As trajetórias opostas de Keno e Meneghel, dois dos principais líderes que a disputa fundiária no oeste do Paraná produziu, são a imagem do conflito agrário na região, cujo cenário atual foi forjado com a criação, em 1984, do MST -num encontro de sem-terra de 12 Estados em Cascavel.
Keno, o sem-terra, morreu no último domingo, em tiroteio com vigilantes da fazenda experimental da multinacional suíça Syngenta Seeds, em Santa Tereza do Oeste (PR). Por ser presidente da sociedade ruralista, Meneghel é acusado, por militantes sem terra, de ter ordenado o ataque -ele nega.
"Meu pai, um homem honesto, chegou aqui na década de 1970, e abriu todo esse campo", diz Meneghel, enquanto dirige uma camionete Mitsubishi L200 de R$ 90 mil e aponta para a sua fazenda de 5.000 hectares, onde planta feijão, milho e trigo e colhe rendimento de cerca de R$ 1,2 milhão anuais.
Sua família já tinha uma usina de cana-de-açúcar em Bandeirantes (PR), quando seu pai comprou a terra. Nunca foi invadida, ele diz, "por causa da nossa fama de bravos".
Em Cascavel, Meneghel é tido como extravagante, falastrão e violento, capaz de, por exemplo, entrar em uma boate à cavalo atirando. "É tudo lenda", afirma.
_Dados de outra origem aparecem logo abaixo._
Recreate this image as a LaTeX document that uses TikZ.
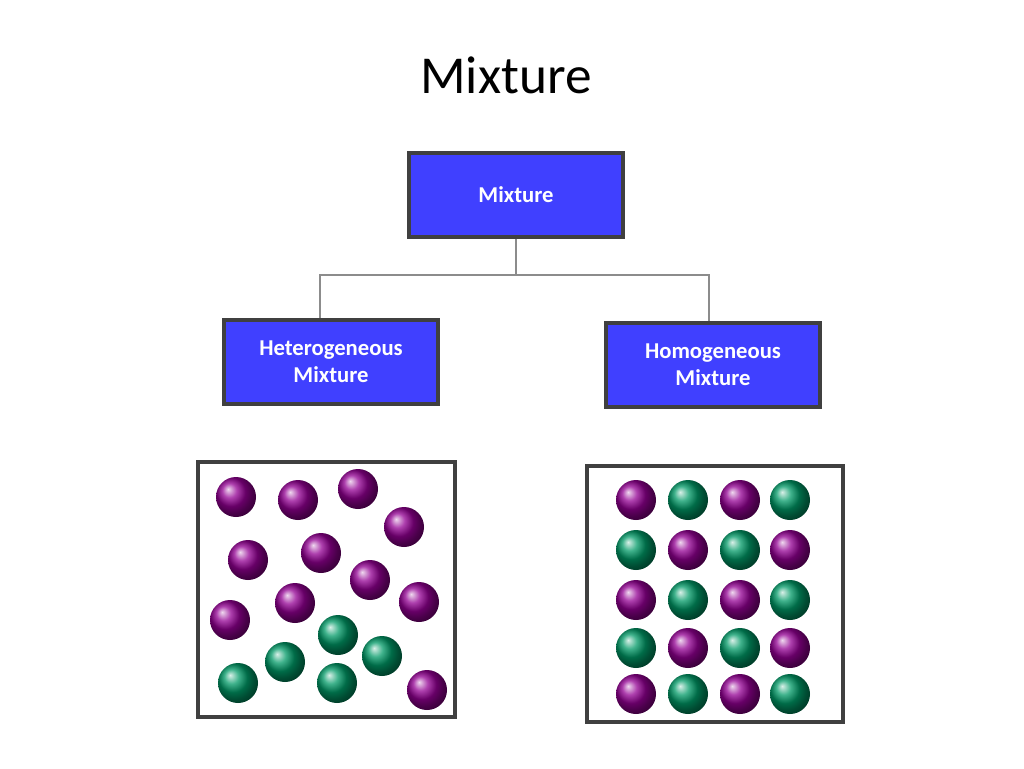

Mas ele assume que tem coleção de 12 armas e que responde a pelo menos cinco processos penais.
Sua filha se formou dentista e casou com um agrônomo -que já trabalha na fazenda de Meneghel. O filho estudou na Suíça, cursa administração de empresas em Londrina (PR) e deve assumir parte dos negócios da família. Os nomes dos dois estão tatuados nos pulsos de Meneghel.
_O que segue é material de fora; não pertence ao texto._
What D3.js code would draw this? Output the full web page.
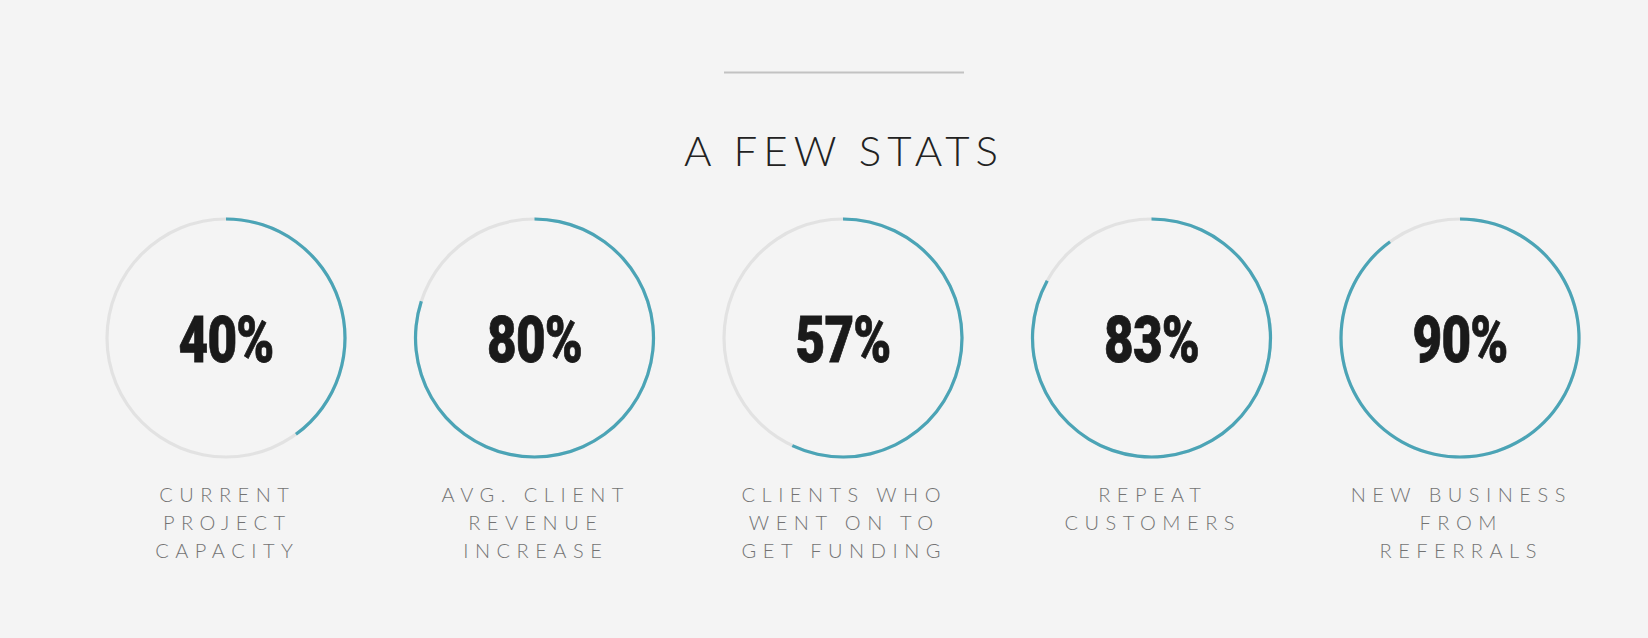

Se dependesse da vontade de Keno, seus filhos Vladimir e Carlos Eduardo, que têm menos de dez anos, também darão continuidade a seu trabalho. "Ele sempre dizia que queria que os meninos fossem educados com as idéias do movimento", diz sua viúva, Íris de Oliveira. Eles se conheceram em Açailândia (MA) em 1998, para onde ele tinha ido ajudar a organizar militantes sem-terra. Desde os 18, não trabalhava com o pai.
Ela gostou do que lhe pareceu um "um homem com um sonho, uma vontade muito grande de Justiça". "Eu vou continuar o que ele deixou. E os meninos também."